Requirements >> Include the line containing "plt.rcParams['axes.unicode_minus'] = False" and all lines before it, repeated exactly from the listing below, without pictures.

Information provided >>
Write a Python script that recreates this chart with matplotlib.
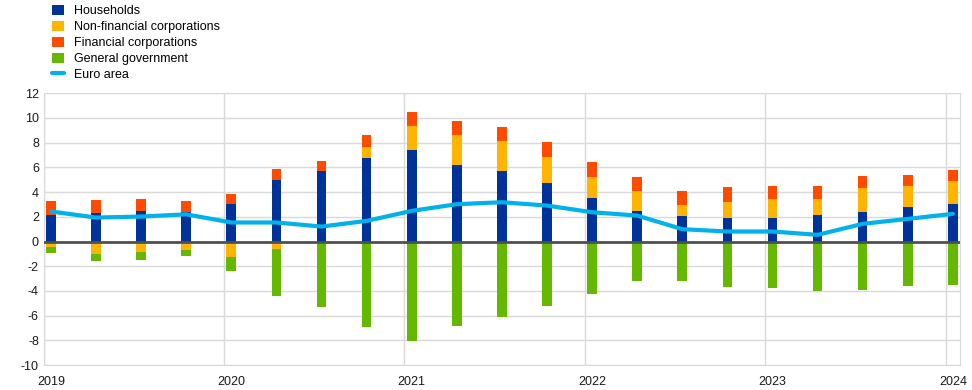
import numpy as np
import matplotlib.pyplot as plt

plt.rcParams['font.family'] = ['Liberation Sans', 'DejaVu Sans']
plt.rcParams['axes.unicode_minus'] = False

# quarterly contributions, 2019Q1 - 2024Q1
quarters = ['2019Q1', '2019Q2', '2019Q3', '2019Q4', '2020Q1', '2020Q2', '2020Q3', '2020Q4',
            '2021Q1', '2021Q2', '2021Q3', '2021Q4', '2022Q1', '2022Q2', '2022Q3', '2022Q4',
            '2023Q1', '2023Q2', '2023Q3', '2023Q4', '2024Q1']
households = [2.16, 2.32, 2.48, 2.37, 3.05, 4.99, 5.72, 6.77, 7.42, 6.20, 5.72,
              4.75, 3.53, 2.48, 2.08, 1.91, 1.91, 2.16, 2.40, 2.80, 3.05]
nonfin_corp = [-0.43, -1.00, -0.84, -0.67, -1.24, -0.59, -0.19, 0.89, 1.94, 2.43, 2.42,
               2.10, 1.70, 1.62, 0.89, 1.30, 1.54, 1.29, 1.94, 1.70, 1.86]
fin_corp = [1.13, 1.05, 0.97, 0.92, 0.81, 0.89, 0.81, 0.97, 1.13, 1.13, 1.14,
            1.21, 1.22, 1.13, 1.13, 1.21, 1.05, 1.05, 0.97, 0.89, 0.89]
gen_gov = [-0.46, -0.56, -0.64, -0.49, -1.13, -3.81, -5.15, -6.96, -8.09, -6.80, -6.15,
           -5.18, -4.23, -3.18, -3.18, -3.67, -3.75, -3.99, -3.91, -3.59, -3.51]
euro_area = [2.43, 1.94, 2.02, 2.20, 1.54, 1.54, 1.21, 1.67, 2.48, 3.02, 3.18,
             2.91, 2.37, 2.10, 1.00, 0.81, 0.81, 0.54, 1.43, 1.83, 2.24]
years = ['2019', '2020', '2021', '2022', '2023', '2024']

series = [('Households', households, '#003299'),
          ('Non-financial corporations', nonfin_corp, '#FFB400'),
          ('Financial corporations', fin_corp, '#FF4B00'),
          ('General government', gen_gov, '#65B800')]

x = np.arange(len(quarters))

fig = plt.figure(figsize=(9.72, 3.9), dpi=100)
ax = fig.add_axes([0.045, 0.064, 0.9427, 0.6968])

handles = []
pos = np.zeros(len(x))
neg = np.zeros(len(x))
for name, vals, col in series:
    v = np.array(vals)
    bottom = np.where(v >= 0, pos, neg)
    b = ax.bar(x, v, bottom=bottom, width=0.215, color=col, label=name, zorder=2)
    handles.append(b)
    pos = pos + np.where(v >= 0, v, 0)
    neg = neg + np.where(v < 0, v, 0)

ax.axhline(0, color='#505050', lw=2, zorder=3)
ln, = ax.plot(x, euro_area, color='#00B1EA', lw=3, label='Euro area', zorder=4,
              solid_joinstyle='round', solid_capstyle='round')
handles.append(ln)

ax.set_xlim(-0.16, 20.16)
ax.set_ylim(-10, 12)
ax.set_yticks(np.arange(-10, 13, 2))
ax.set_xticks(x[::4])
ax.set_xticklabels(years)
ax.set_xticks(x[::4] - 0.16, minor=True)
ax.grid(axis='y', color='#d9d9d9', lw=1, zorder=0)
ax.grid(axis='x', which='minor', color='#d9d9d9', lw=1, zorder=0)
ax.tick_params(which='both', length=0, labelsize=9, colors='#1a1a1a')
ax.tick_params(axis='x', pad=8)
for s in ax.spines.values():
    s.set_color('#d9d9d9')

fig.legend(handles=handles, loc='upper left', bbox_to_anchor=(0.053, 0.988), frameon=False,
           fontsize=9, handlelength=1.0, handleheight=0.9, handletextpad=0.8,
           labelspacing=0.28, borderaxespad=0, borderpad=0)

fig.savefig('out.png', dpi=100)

Correct output >>
Write a Python script that recreates this chart with matplotlib.
import numpy as np
import matplotlib.pyplot as plt

plt.rcParams['font.family'] = ['Liberation Sans', 'DejaVu Sans']
plt.rcParams['axes.unicode_minus'] = False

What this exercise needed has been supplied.